Completely converting from carbon by 2050 will cost more than $1 trillion (€1 trillion) by 2050, according figures compiled by, amongst others, UMAS, a consultancy, and Lloyd’s Register, a classification society. But where this will be an expense for the industry, others see the figure as a business opportunity.
One example is Norway, which, since 2020, has had a strategy that promotes development of hydrogen production for specified industries, including shipping and other forms of heavy transport. Although the technology is not yet available that would allow ships to use hydrogen as a fuel, three projects in the northern part of the country say they will be ready to deliver hydrogen, in the form of ammonia, once the technology is available. One of them, Green Ammonia Berlevåg (depicted above in an artist’s conception), located at the port in the town of the same name close to border with Russia, is due to come on-line in 2026 and plans to provide fuel to the increasing number of cargo ships sailing in Arctic waters.
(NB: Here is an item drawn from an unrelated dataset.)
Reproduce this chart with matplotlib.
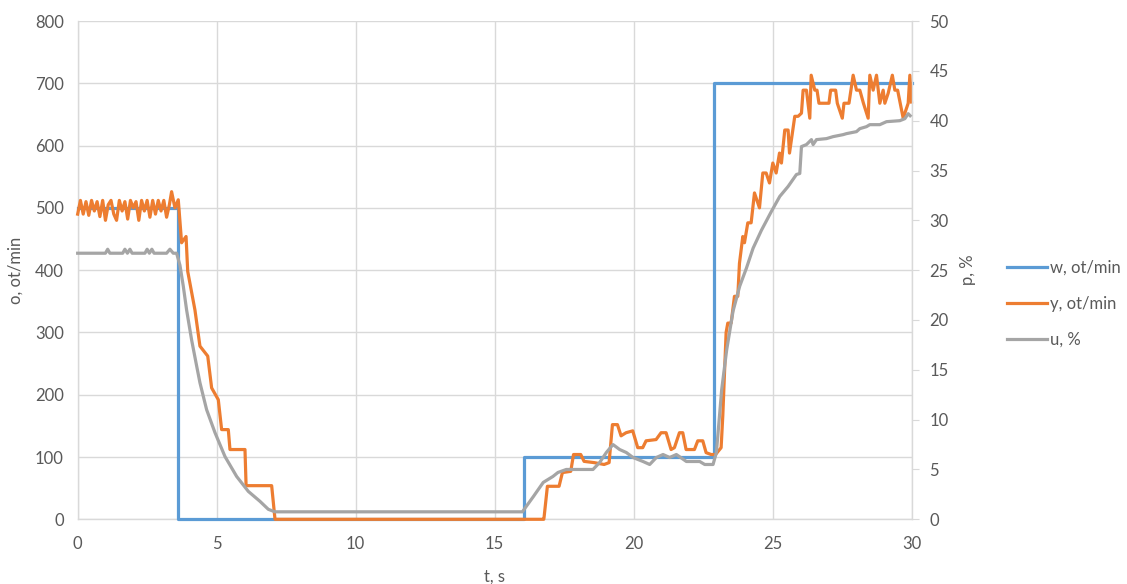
import matplotlib.pyplot as plt
from matplotlib.lines import Line2D

# setpoint w, ot/min
w_t = [0.0, 3.62, 3.62, 16.05, 16.05, 22.9, 22.9, 30.0]
w_val = [500, 500, 0, 0, 100, 100, 700, 700]

# measured speed y, ot/min
y_t = [0.0, 0.1, 0.2, 0.3, 0.4, 0.5, 0.6, 0.7, 0.8, 0.9, 1.0, 1.1, 1.2, 1.3, 1.4,
       1.5, 1.6, 1.7, 1.8, 1.9, 2.0, 2.1, 2.2, 2.3, 2.4, 2.5, 2.6, 2.7, 2.8, 2.9,
       3.0, 3.1, 3.2, 3.3, 3.38, 3.5, 3.62, 3.74, 3.9, 3.96, 4.22, 4.4, 4.68, 4.82,
       5.06, 5.18, 5.42, 5.48, 6.02, 6.06, 6.98, 7.1, 16.77, 16.78, 16.9, 17.32,
       17.44, 17.74, 17.84, 18.1, 18.22, 18.58, 18.94, 19.12, 19.24, 19.42, 19.55,
       19.73, 19.97, 20.15, 20.33, 20.45, 20.81, 20.99, 21.17, 21.35, 21.47, 21.65,
       21.77, 21.89, 22.19, 22.31, 22.49, 22.61, 22.79, 22.95, 23.15, 23.21, 23.33,
       23.39, 23.51, 23.63, 23.75, 23.81, 23.93, 23.99, 24.11, 24.23, 24.35, 24.53,
       24.65, 24.77, 24.89, 25.01, 25.13, 25.25, 25.32, 25.44, 25.56, 25.61, 25.8,
       25.92, 26.04, 26.1, 26.22, 26.34, 26.39, 26.52, 26.6, 26.67, 27.03, 27.09,
       27.27, 27.33, 27.51, 27.57, 27.75, 27.9, 28.02, 28.14, 28.27, 28.44, 28.5,
       28.62, 28.74, 28.86, 28.98, 29.04, 29.16, 29.31, 29.4, 29.5, 29.7, 29.88,
       29.94, 30.0]
y_val = [490, 512, 490, 510, 488, 512, 495, 510, 486, 512, 480, 505, 512, 490, 480,
         512, 495, 510, 482, 512, 500, 510, 480, 512, 495, 512, 485, 512, 490, 512,
         495, 512, 485, 505, 526, 500, 513, 444, 454, 398, 336, 278, 262, 211,
         192, 144, 144, 112, 112, 54, 54, 0, 0, 3, 53, 53,
         75, 77, 104, 104, 93, 91, 88, 91, 152, 152, 134,
         139, 142, 115, 115, 126, 128, 139, 139, 112, 115, 139,
         139, 112, 112, 126, 126, 107, 104, 104, 115, 166, 300,
         315, 315, 358, 358, 411, 454, 444, 476, 476, 524, 500,
         556, 556, 540, 572, 556, 588, 572, 625, 625, 588, 647,
         647, 652, 689, 689, 644, 713, 689, 689, 668, 668, 689,
         689, 668, 644, 668, 668, 713, 689, 689, 668, 644, 713,
         689, 713, 668, 689, 668, 684, 713, 689, 689, 644, 668,
         713, 670]

# control signal u, %
u_t = [0.0, 1.0, 1.08, 1.16, 1.62, 1.7, 1.79, 1.88, 1.96, 2.42, 2.5, 2.58, 2.67,
       2.75, 3.2, 3.32, 3.44, 3.56, 3.68, 3.8, 3.92, 4.1, 4.28, 4.4, 4.64, 4.94,
       5.3, 5.72, 6.14, 6.56, 6.86, 7.1, 16.0, 16.4, 16.75, 17.1, 17.28, 17.58,
       18.54, 18.78, 19.02, 19.26, 19.5, 19.74, 19.98, 20.34, 20.58, 20.82, 21.06,
       21.3, 21.54, 21.9, 22.38, 22.56, 22.86, 22.98, 23.05, 23.17, 23.35, 23.58,
       23.82, 24.06, 24.3, 24.6, 24.96, 25.26, 25.56, 25.86, 25.98, 26.04, 26.22,
       26.4, 26.46, 26.58, 26.94, 27.18, 27.54, 27.66, 28.02, 28.14, 28.38, 28.5,
       28.86, 29.1, 29.58, 29.76, 29.88, 29.95]
u_val = [26.7, 26.7, 27.1, 26.7, 26.7, 27.1, 26.7, 27.1, 26.7, 26.7, 27.1, 26.7, 27.1,
         26.7, 26.7, 27.1, 26.7, 26.7, 25.5, 23.4, 21.0, 18.0, 15.4, 13.7, 11.0, 8.7,
         6.3, 4.3, 2.8, 1.8, 1.0, 0.75, 0.75, 2.3, 3.7, 4.3, 4.7, 5.0,
         5.0, 5.7, 6.7, 7.5, 7.0, 6.7, 6.2, 5.8, 5.5, 6.2, 6.5,
         6.2, 6.5, 5.8, 5.8, 5.5, 5.5, 6.7, 9.0, 13.0, 17.0, 20.9,
         23.4, 25.2, 27.2, 29.0, 30.9, 32.4, 33.4, 34.6, 34.7, 37.4, 37.6,
         38.1, 37.6, 38.1, 38.2, 38.4, 38.6, 38.7, 38.9, 39.2, 39.4, 39.6,
         39.6, 39.9, 40.0, 40.2, 40.7, 40.5]

labels = ['w, ot/min', 'y, ot/min', 'u, %']
colors = ['#5B9BD5', '#ED7D31', '#A5A5A5']

plt.rcParams['font.family'] = ['Lato', 'DejaVu Sans']
text_color = '#595959'
grid_color = '#D9D9D9'
fs = 12

fig = plt.figure(figsize=(11.27, 5.84), dpi=100)
ax = fig.add_axes([0.0689, 0.1108, 0.7399, 0.8532])
ax2 = ax.twinx()

# lines may sit on the zero baseline, so they are not clipped there
ax.plot(w_t, w_val, color=colors[0], lw=2.3, clip_on=False, zorder=3)
ax.plot(y_t, y_val, color=colors[1], lw=2.3, clip_on=False, zorder=3)
ax2.plot(u_t, u_val, color=colors[2], lw=2.3, clip_on=False, zorder=3)

ax.set_xlim(0, 30)
ax.set_ylim(0, 800)
ax2.set_ylim(0, 50)
ax.set_xticks(range(0, 31, 5))
ax.set_yticks(range(0, 801, 100))
ax2.set_yticks(range(0, 51, 5))

ax.grid(True, color=grid_color, lw=1)
ax.set_axisbelow(True)

for a in (ax, ax2):
    a.spines['top'].set_visible(False)
    for s in ('left', 'right', 'bottom'):
        a.spines[s].set_color(grid_color)
        a.spines[s].set_linewidth(1)
ax.spines['right'].set_visible(False)
ax2.spines['left'].set_visible(False)
ax2.spines['bottom'].set_visible(False)

ax.tick_params(axis='both', length=0, labelsize=fs, labelcolor=text_color, pad=10)
ax.tick_params(axis='x', pad=12)
ax2.tick_params(axis='y', length=5, color=grid_color, labelsize=fs,
                labelcolor=text_color, pad=8)

ax.set_xlabel('t, s', fontsize=fs, color=text_color, labelpad=12)
ax.set_ylabel('o, ot/min', fontsize=fs, color=text_color, labelpad=8)
ax2.set_ylabel('p, %', fontsize=fs, color=text_color, labelpad=8)

handles = [Line2D([], [], color=c, lw=2.3) for c in colors]
fig.legend(handles, labels, loc='center left', bbox_to_anchor=(0.88, 0.48),
           frameon=False, fontsize=fs, labelcolor=text_color, handlelength=2.4,
           handletextpad=0.2, labelspacing=1.2)

fig.savefig('out.png', dpi=100)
Fuelling Arctic shipping, however, may only ever be a sidelight. In Norway alone, investments in the maritime industry amount to 4.5 billion kroner (€430 million), and alternative fuels are rapidly being introduced: the country’s first battery-powered ferry entered service in 2016; today, 80 of the 200 or in service are electric. Batteries, though, are too big, provide too little power and are too expensive to make them useful for long-distance shipping and heavy loads. Ammonia, on the other hand, can provide the power ships need at a reasonable cost. And, technologically, there should be few surprises: the process that is used for making today’s carbon-free, or green, hydrogen was developed a century ago, and, as a widely used industrial gas, the infrastructure for storing and transporting ammonia it is already in place.
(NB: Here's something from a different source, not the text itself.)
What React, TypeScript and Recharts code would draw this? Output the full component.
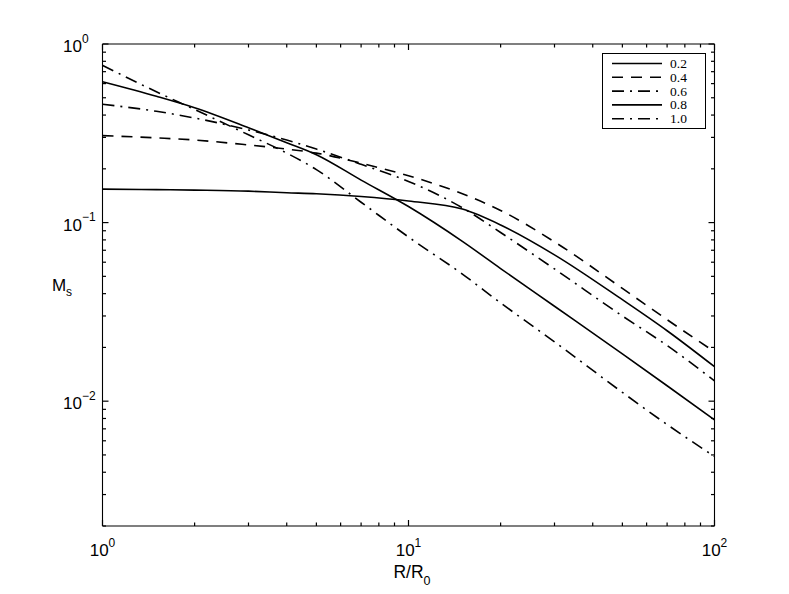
import React from 'react';
import { LineChart, Line, XAxis, YAxis } from 'recharts';

// ---- data (log-log) ----
const R_VALUES = [1, 1.5, 2, 3, 4, 5, 7, 10, 15, 20, 30, 50, 70, 100];
const MS_02 = [0.154, 0.153, 0.152, 0.150, 0.147, 0.145, 0.140, 0.132, 0.119, 0.097, 0.066, 0.037, 0.0248, 0.0156];
const MS_04 = [0.307, 0.298, 0.290, 0.272, 0.258, 0.245, 0.215, 0.183, 0.145, 0.117, 0.078, 0.0428, 0.0286, 0.0189];
const MS_06 = [0.46, 0.42, 0.385, 0.330, 0.290, 0.258, 0.212, 0.170, 0.121, 0.088, 0.055, 0.030, 0.0205, 0.013];
const MS_08 = [0.615, 0.51, 0.44, 0.34, 0.28, 0.24, 0.173, 0.123, 0.0785, 0.0553, 0.034, 0.0184, 0.0122, 0.00785];
const MS_10 = [0.76, 0.54, 0.43, 0.31, 0.245, 0.198, 0.13, 0.083, 0.0515, 0.0355, 0.0215, 0.0112, 0.0074, 0.0049];

const SERIES_KEYS = ['s02', 's04', 's06', 's08', 's10'];
const SERIES_LABELS = ['0.2', '0.4', '0.6', '0.8', '1.0'];
const SERIES_VALUES = [MS_02, MS_04, MS_06, MS_08, MS_10];

const X_TICKS = [1, 2, 3, 4, 5, 6, 7, 8, 9, 10, 20, 30, 40, 50, 60, 70, 80, 90, 100];
const X_MAJOR = [1, 10, 100];
const Y_TICKS = [0.002, 0.003, 0.004, 0.005, 0.006, 0.007, 0.008, 0.009, 0.01,
  0.02, 0.03, 0.04, 0.05, 0.06, 0.07, 0.08, 0.09, 0.1,
  0.2, 0.3, 0.4, 0.5, 0.6, 0.7, 0.8, 0.9, 1];
const Y_MAJOR = [0.01, 0.1, 1];
const X_LABEL = 'R/R';
const X_LABEL_SUB = '0';
const Y_LABEL = 'M';
const Y_LABEL_SUB = 's';

const data = R_VALUES.map((r, i) => {
  const row: any = { r };
  SERIES_KEYS.forEach((k, j) => { row[k] = SERIES_VALUES[j][i]; });
  return row;
});

// ---- styles / layout (page coordinates) ----
const W = 789;
const H = 594;
const SANS = '"Liberation Sans", Arial, Helvetica, sans-serif';
const SERIF = '"Liberation Serif", "Times New Roman", serif';
const DASHES = [undefined, '11 8', '12 6 2 6', undefined, '12 6 2 6'];
const LW = 1.6;
const MAJOR_LEN = 6;
const MINOR_LEN = 3.5;
const TICK_W = 1.2;
const TICK_COLOR = '#000';

function expText(v: number) {
  const e = Math.round(Math.log10(v));
  return e < 0 ? '\u2212' + String(-e) : String(e);
}

function renderXTick(side: string) {
  return (props: any) => {
    const x = Number(props.x);
    const y = Number(props.y);
    const v = props.payload ? props.payload.value : 0;
    const major = X_MAJOR.includes(v);
    const len = major ? MAJOR_LEN : MINOR_LEN;
    const y2 = side === 'top' ? y + len : y - len;
    return (
      <g>
        <line x1={x} y1={y} x2={x} y2={y2} stroke={TICK_COLOR} strokeWidth={TICK_W} />
        {major && side === 'bottom' && (
          <text x={x} y={y + 30} textAnchor="middle" fontFamily={SANS} fontSize={17} fill="#000" stroke="none">
            10<tspan dy={-9} fontSize={12}>{expText(v)}</tspan>
          </text>
        )}
      </g>
    );
  };
}

function renderYTick(side: string) {
  return (props: any) => {
    const x = Number(props.x);
    const y = Number(props.y);
    const v = props.payload ? props.payload.value : 0;
    const major = Y_MAJOR.includes(v);
    const len = major ? MAJOR_LEN : MINOR_LEN;
    const x2 = side === 'right' ? x - len : x + len;
    return (
      <g>
        <line x1={x} y1={y} x2={x2} y2={y} stroke={TICK_COLOR} strokeWidth={TICK_W} />
        {major && side === 'left' && (
          <text x={x - 39.5} y={y + 8} textAnchor="start" fontFamily={SANS} fontSize={17} fill="#000" stroke="none">
            10<tspan dy={-9.5} fontSize={12}>{expText(v)}</tspan>
          </text>
        )}
      </g>
    );
  };
}

function Legend() {
  return (
    <div
      style={{
        position: 'absolute', left: 602, top: 53, width: 104, height: 76,
        border: '1px solid #000', background: '#fff', boxSizing: 'border-box',
      }}
    >
      <svg width={102} height={74} style={{ display: 'block' }}>
        {SERIES_LABELS.map((lab, i) => {
          const yy = 9.5 + i * 13.8;
          return (
            <g key={lab}>
              <line x1={9} x2={59} y1={yy} y2={yy} stroke="#000" strokeWidth={LW} strokeDasharray={DASHES[i]} />
              <text x={67} y={yy + 4.5} fontFamily={SERIF} fontSize={13.5} fill="#000">{lab}</text>
            </g>
          );
        })}
      </svg>
    </div>
  );
}

export default function App() {
  return (
    <div style={{ position: 'absolute', left: 0, top: 0, width: W, height: H, background: '#fff' }}>
      <LineChart width={W} height={H} data={data} margin={{ top: 43, right: 73.5, bottom: 0, left: 0 }}>
        <XAxis
          xAxisId="b" dataKey="r" type="number" scale="log" domain={[1, 100]} allowDataOverflow
          ticks={X_TICKS} interval={0} tickSize={0} tickMargin={0} height={68} minTickGap={0}
          axisLine={{ stroke: '#000', strokeWidth: 1.1 }} tickLine={false}
          tick={renderXTick('bottom')}
          label={{
            content: () => (
              <text x={412} y={578} textAnchor="middle" fontFamily={SANS} fontSize={17.5} fill="#000">
                {X_LABEL}<tspan dy={7} fontSize={12.5}>{X_LABEL_SUB}</tspan>
              </text>
            ),
          }}
        />
        <XAxis
          xAxisId="t" orientation="top" dataKey="r" type="number" scale="log" domain={[1, 100]} allowDataOverflow
          ticks={X_TICKS} interval={0} tickSize={0} tickMargin={0} height={1} minTickGap={0}
          axisLine={{ stroke: '#000', strokeWidth: 1.1 }} tickLine={false}
          tick={renderXTick('top')}
        />
        <YAxis
          yAxisId="l" type="number" scale="log" domain={[0.002, 1]} allowDataOverflow
          ticks={Y_TICKS} interval={0} tickSize={0} tickMargin={0} width={102.5} minTickGap={0}
          axisLine={{ stroke: '#000', strokeWidth: 1.1 }} tickLine={false}
          tick={renderYTick('left')}
          label={{
            content: () => (
              <text x={62} y={291} textAnchor="middle" fontFamily={SANS} fontSize={17} fill="#000">
                {Y_LABEL}<tspan dy={5} fontSize={12}>{Y_LABEL_SUB}</tspan>
              </text>
            ),
          }}
        />
        <YAxis
          yAxisId="r" orientation="right" type="number" scale="log" domain={[0.002, 1]} allowDataOverflow
          ticks={Y_TICKS} interval={0} tickSize={0} tickMargin={0} width={1} minTickGap={0}
          axisLine={{ stroke: '#000', strokeWidth: 1.1 }} tickLine={false}
          tick={renderYTick('right')}
        />
        {SERIES_KEYS.map((k, i) => (
          <Line
            key={k} xAxisId="b" yAxisId="l" dataKey={k} type="monotone" stroke="#000"
            strokeWidth={LW} strokeDasharray={DASHES[i]} dot={false} activeDot={false}
            isAnimationActive={false}
          />
        ))}
      </LineChart>
      <Legend />
    </div>
  );
}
Hydrogen stored as ammonia, as its chemical formula, NH3, indicates, does not contain carbon, and it can be produced one of two ways. The method involving natural gas releases carbon dioxide. If it is captured, the resulting hydrogen, known as blue hydrogen, is considered to be low-carbon. (If it is not captured, it is known as black, grey or brown hydrogen, and does not lead to a reduction in carbon pollution.) Preferable in this context is the the green sort, which is produced by running water through an electrolyser. As long as this process involves a renewable source of energy, the hydrogen it produces is considered carbon-free. In some cases, this will be hydroelectric, in others, as is the case with Green Ammonia Berlevåg, it will be wind. Ironically.